Equality law is audist. Deaf communities around the world continue to encounter Deaf Legal Exclusion through legal frameworks that define them narrowly and restrict their rights.
The Deaf Legal Dilemma: Challenging Equality Law examines why these frameworks have not delivered equality in practice. It argues that the core issue is structural misrecognition: law protects deaf people only when they accept a definition based on disability. Sign language, culture and community are treated as secondary.
Drawing on doctrinal and socio-legal analysis of the Equality Act 2010, case law of the European Court of Human Rights, and the UN Convention on the Rights of Persons with Disabilities, the book critiques how equality law relies on narrow definitions of fairness. What appears to be inclusion is often a Deaf Legal Illusion: equality claimed in principle but absent in practice.

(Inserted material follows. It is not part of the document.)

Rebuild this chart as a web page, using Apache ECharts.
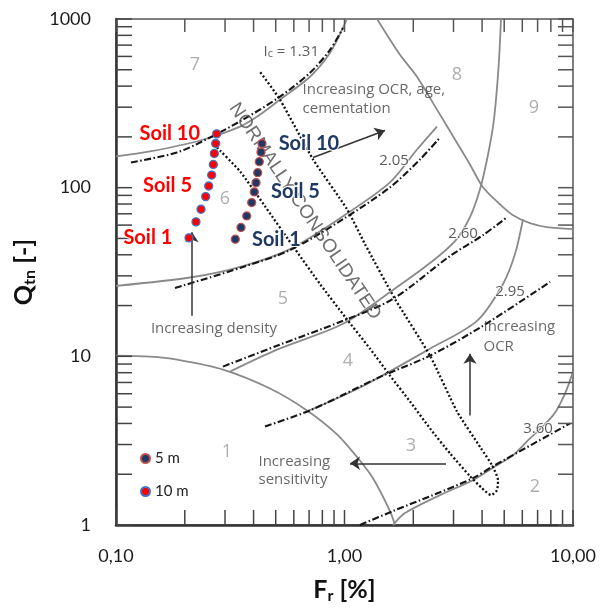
<!DOCTYPE html>
<html><head><meta charset="utf-8">
<script src="https://cdn.jsdelivr.net/npm/echarts@6/dist/echarts.min.js"></script>
<style>html,body{margin:0;padding:0;background:#fff}#c{width:600px;height:609px}</style>
</head><body><div id="c"></div>
<script>
// ---------- axis tick values ----------
const xTickValues = [0.1,0.2,0.3,0.4,0.5,0.6,0.7,0.8,0.9,1,2,3,4,5,6,7,8,9,10];
const yTickValues = [1,2,3,4,5,6,7,8,9,10,20,30,40,50,60,70,80,90,100,200,300,400,500,600,700,800,900,1000];

// ---------- soil data ----------
const soilNames = ['Soil 1','Soil 2','Soil 3','Soil 4','Soil 5','Soil 6','Soil 7','Soil 8','Soil 9','Soil 10'];
const labelledSoils = ['Soil 1','Soil 5','Soil 10'];
const fr5m  = [0.3327,0.3524,0.3733,0.3925,0.4030,0.4100,0.4170,0.4238,0.4312,0.4355];
const qtn5m = [49.5,58.1,68.0,81.6,94.3,107.1,122.7,142.5,162.4,182.8];
const fr10m  = [0.2087,0.2239,0.2355,0.2469,0.2545,0.2623,0.2666,0.2693,0.2731,0.2759];
const qtn10m = [50.4,62.7,74.5,88.5,102.3,118.8,137.3,159.5,182.8,208.5];

// ---------- zone boundaries [Fr, Qtn] ----------
const zone7to6 = [[0.1,153.1],[0.1409,163.9],[0.2332,190.4],[0.3489,230.3],[0.4268,271.1],[0.5221,332.4],[0.7063,454.5],[0.8639,630],[1.0254,1000]];
const zone6to5 = [[0.1,26.15],[0.2173,29.54],[0.3596,34.31],[0.5774,43.24],[0.9849,67.73],[1.5814,107.5],[2.0762,168.4],[2.5398,230.3]];
const zone5to4 = [[0.3155,8.119],[0.5066,10.95],[0.9849,15.59],[1.6302,24.76],[2.367,35.74],[3.045,48.21],[3.541,66.80],[3.917,97.77],[4.205,147.0],[4.466,230.3],[4.603,332.4],[4.745,572.6],[4.840,1000]];
const zone4to3 = [[0.6853,4.712],[1.169,6.531],[2.367,11.10],[3.801,16.24],[4.940,26.87],[5.574,40.39],[6.042,65.01]];
const zone8 = [[1.388,1000],[1.750,613],[2.0762,454.5],[2.5398,290.2],[3.045,193.0],[3.541,137.3],[4.037,100.5],[4.791,79.72],[5.463,68.65],[6.484,61.56],[7.694,58.31],[10,56.75]];
const zone1 = [[0.1,10.09],[0.1409,9.954],[0.1849,9.557],[0.2939,8.342],[0.4721,6.444],[0.6853,4.777],[0.9273,3.446],[1.146,2.487],[1.332,1.895],[1.5814,1.210],[1.663,1]];
const zone2 = [[1.6302,1],[1.840,1.177],[2.618,1.504],[3.650,1.844],[4.649,2.262],[5.463,2.591],[6.290,3.133],[8.175,4.463],[9.226,6.020],[10,8.119]];

// ---------- Ic contours ----------
const ic131 = [[0.1163,141.1],[0.1849,161.7],[0.2579,198.3],[0.3596,253.3],[0.5221,346.2],[0.7063,479.8],[0.8639,656.2],[0.9849,884.9]];
const ic205 = [[0.1812,25.44],[0.3596,33.85],[0.5774,42.65],[0.9849,65.01],[1.5814,100.5],[2.140,147.0],[2.618,198.3]];
const ic260 = [[0.2939,8.690],[0.5066,11.56],[0.9849,16.24],[1.6302,21.90],[2.894,39.31],[4.037,52.29],[5.143,66.80]];
const ic295 = [[0.4488,3.843],[0.7063,4.777],[1.169,6.620],[1.474,7.688],[2.367,10.09],[4.037,15.18],[7.932,27.61]];
const ic360 = [[1.169,1],[1.6302,1.210],[2.4394,1.504],[3.650,1.895],[4.466,2.230],[9.703,4.003]];

// ---------- normally consolidated loop ----------
const ncLoop = [[0.2767,173.1],[0.3489,124.9],[0.4488,77.58],[0.6074,43.24],[0.7811,26.87],[1.005,17.15],[1.293,11.10],[1.5814,7.688],[1.935,5.399],[2.367,3.739],[2.894,2.662],[3.541,1.947],[3.997,1.654],[4.377,1.504],[4.649,1.609],[4.697,1.844],[4.421,2.262],[3.957,2.849],[3.107,4.712],[2.367,10.09],[1.663,21.90],[1.229,46.28],[1.0254,74.5],[0.7285,147.0],[0.5221,332.4],[0.4268,486.4]];

// ---------- arrows ----------
const arrowOCRage = [[0.7285,151.1],[1.504,218.1]];
const arrowDensity = [[0.2150,17.39],[0.2150,54.47]];
const arrowSensitivity = [[2.781,2.323],[1.057,2.323]];
const arrowOCR = [[3.541,4.463],[3.541,10.37]];

// ---------- texts ----------
const zoneNames = ['1','2','3','4','5','6','7','8','9'];
const zoneFr = [0.3060,6.818,1.954,1.036,0.5382,0.2999,0.2216,3.107,6.749];
const zoneQ  = [2.698,1.676,2.928,9.428,21.90,85.33,535.1,467.0,298.2];
const icNames = ['2.05','2.60','2.95','3.60'];
const icFr = [1.647,3.301,5.300,7.027];
const icQ  = [145.0,53.02,24.09,3.739];
const ic131Name = ['I{s|c} = 1.31'];
const ic131Fr = [0.4397];
const ic131Q = [638.6];
const noteNames = ['Increasing OCR, age,','cementation','Increasing','sensitivity','Increasing','OCR'];
const noteFr = [0.652,0.652,0.4182,0.4182,4.037,4.037];
const noteQ  = [380.8,294.1,2.388,1.844,14.97,11.41];
const densityNote = ['Increasing density'];
const densityFr = [0.2685];
const densityQ = [14.57];
const ncName = ['NORMALLY CONSOLIDATED'];
const ncFr = [0.6717];
const ncQ = [72.5];

const LATO = 'Lato, "Liberation Sans", sans-serif';
const OPEN = '"Open Sans", "Noto Sans", sans-serif';

function curve(data, kind) {
  const styles = {
    solid: {color:'#8a8a8a', width:1.8, type:'solid'},
    dashdot: {color:'#161616', width:2.1, type:[7,2.5,1.5,2.5]},
    dotted: {color:'#111', width:2.3, type:[2,2.2]}
  };
  return {type:'line', data:data, symbol:'none', showSymbol:false, smooth:0.3, silent:true, lineStyle:styles[kind], z:2};
}
function arrow(data) {
  return {type:'lines', coordinateSystem:'cartesian2d', silent:true, z:3,
    symbol:['none','arrow'], symbolSize:[0,10],
    lineStyle:{color:'#333', width:1.5, opacity:1},
    data:[{coords:data}]};
}
function textSeries(names, frs, qs, labelOpt) {
  return {type:'scatter', symbol:'circle', symbolSize:1, itemStyle:{color:'transparent'}, silent:true, z:6,
    data: names.map((n,i)=>({name:n, value:[frs[i], qs[i]]})),
    label: Object.assign({show:true, formatter:p=>p.name}, labelOpt)};
}
function tickSeries(values, isX) {
  return {type:'custom', silent:true, clip:false, z:4,
    data: values.map(v => isX ? [v, 1] : [0.1, v]),
    renderItem: function(params, api) {
      const L = 15;
      if (isX) {
        const v = api.value(0);
        const b = api.coord([v, 1]), t = api.coord([v, 1000]);
        return {type:'group', children:[
          {type:'line', shape:{x1:b[0],y1:b[1],x2:b[0],y2:b[1]-L}, style:{stroke:'#444', lineWidth:1.5}},
          {type:'line', shape:{x1:t[0],y1:t[1],x2:t[0],y2:t[1]+L-2}, style:{stroke:'#555', lineWidth:1.5}}]};
      } else {
        const v = api.value(1);
        const l = api.coord([0.1, v]), r = api.coord([10, v]);
        return {type:'group', children:[
          {type:'line', shape:{x1:l[0],y1:l[1],x2:l[0]+L+1,y2:l[1]}, style:{stroke:'#444', lineWidth:1.5}},
          {type:'line', shape:{x1:r[0],y1:r[1],x2:r[0]-L,y2:r[1]}, style:{stroke:'#555', lineWidth:1.5}}]};
      }
    }};
}
function soilSeries(name, frs, qs, fill, border, labelColor, side) {
  return {type:'scatter', name:name, z:8, symbol:'circle', symbolSize:8,
    itemStyle:{color:fill, borderColor:border, borderWidth:1.3, opacity:1},
    label:{show:false, position:side, distance:12, color:labelColor, fontFamily:LATO, fontWeight:'bold', fontSize:20,
      textBorderColor:'#fff', textBorderWidth:2},
    data: soilNames.map((n,i)=>({name:n, value:[frs[i], qs[i]],
      label:{show: labelledSoils.indexOf(n) >= 0, formatter: n}}))};
}

const chart = echarts.init(document.getElementById('c'), null, {renderer:'canvas'});
chart.setOption({
  animation:false,
  backgroundColor:'#fff',
  grid:{left:116, right:27, top:19, bottom:82, show:true, borderColor:'#555', borderWidth:1.5},
  legend:{data:['5 m','10 m'], orient:'vertical', left:135, top:446, itemWidth:9, itemHeight:9, itemGap:18,
    icon:'circle', textStyle:{fontSize:15, fontFamily:LATO, color:'#222'}},
  xAxis:{type:'log', logBase:10, min:0.1, max:10,
    axisLine:{show:true, onZero:false, lineStyle:{color:'#333', width:2.5}},
    axisTick:{show:false}, splitLine:{show:false}, minorTick:{show:false},
    axisLabel:{margin:22, fontSize:18, fontFamily:LATO, color:'#1c1c1c',
      formatter: v => Number(v).toFixed(2).replace('.', ',')},
    name:'{a|F}{b|r}{a| [%]}', nameLocation:'middle', nameGap:50,
    nameTextStyle:{rich:{
      a:{fontSize:25, fontWeight:'bold', fontFamily:LATO, color:'#111', lineHeight:29},
      b:{fontSize:16, fontWeight:'bold', fontFamily:LATO, color:'#111', lineHeight:16, verticalAlign:'bottom'}}}},
  yAxis:{type:'log', logBase:10, min:1, max:1000,
    axisLine:{show:true, onZero:false, lineStyle:{color:'#333', width:2.5}},
    axisTick:{show:false}, splitLine:{show:false}, minorTick:{show:false},
    axisLabel:{margin:25, fontSize:18, fontFamily:LATO, color:'#1c1c1c', formatter: v => String(Math.round(v))},
    name:'{a|Q}{b|tn}{a| [-]}', nameLocation:'middle', nameRotate:90, nameGap:70,
    nameTextStyle:{rich:{
      a:{fontSize:25, fontWeight:'bold', fontFamily:LATO, color:'#111', lineHeight:29},
      b:{fontSize:16, fontWeight:'bold', fontFamily:LATO, color:'#111', lineHeight:16, verticalAlign:'bottom'}}}},
  series:[
    curve(zone7to6,'solid'), curve(zone6to5,'solid'), curve(zone5to4,'solid'), curve(zone4to3,'solid'),
    curve(zone8,'solid'), curve(zone1,'solid'), curve(zone2,'solid'),
    curve(ic131,'dashdot'), curve(ic205,'dashdot'), curve(ic260,'dashdot'), curve(ic295,'dashdot'), curve(ic360,'dashdot'),
    Object.assign(curve(ncLoop,'dotted'), {smooth:0.2}),
    arrow(arrowOCRage), arrow(arrowDensity), arrow(arrowSensitivity), arrow(arrowOCR),
    tickSeries(xTickValues, true), tickSeries(yTickValues, false),
    textSeries(zoneNames, zoneFr, zoneQ, {position:'inside', fontSize:18, fontFamily:OPEN, color:'#9a9a9a'}),
    textSeries(icNames, icFr, icQ, {position:'inside', fontSize:15, fontFamily:OPEN, color:'#333',
      textBorderColor:'#fff', textBorderWidth:2}),
    textSeries(ic131Name, ic131Fr, ic131Q, {position:'right', distance:0, fontSize:15, fontFamily:OPEN, color:'#333',
      rich:{s:{fontSize:11, fontFamily:OPEN, color:'#333', verticalAlign:'bottom', lineHeight:11}}}),
    textSeries(noteNames, noteFr, noteQ, {position:'right', distance:0, fontSize:15, fontFamily:OPEN, color:'#444'}),
    textSeries(densityNote, densityFr, densityQ, {position:'inside', fontSize:15, fontFamily:OPEN, color:'#444'}),
    textSeries(ncName, ncFr, ncQ, {position:'inside', rotate:-56, fontSize:19, fontFamily:'"Liberation Sans", sans-serif', color:'#4a4a4a'}),
    soilSeries('5 m', fr5m, qtn5m, '#1f3864', '#c0504d', '#1f3864', 'right'),
    soilSeries('10 m', fr10m, qtn10m, '#ff0000', '#4472c4', '#ff0000', 'left')
  ]
});
</script>
</body></html>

Formal, substantive and transformative precepts of equality and the Deaf Equality Concepts are explored, assessing their ability to reflect deaf peoples experiences.
The book analyses five models used to categorise deaf people in law and policy: disability, language minority, culturo-linguistic community, ethnic group and Indigenous group. In response, the Deaf Rights Model is proposed, which brings the five models together as complementary rather than competing.
The Deaf Legal Dilemma establishes Deaf Legal Studies as a field grounded in the priorities and expertise of deaf communities. It invites lawmakers, practitioners and scholars to rethink the purpose of the law and the structures through which deaf people are recognised.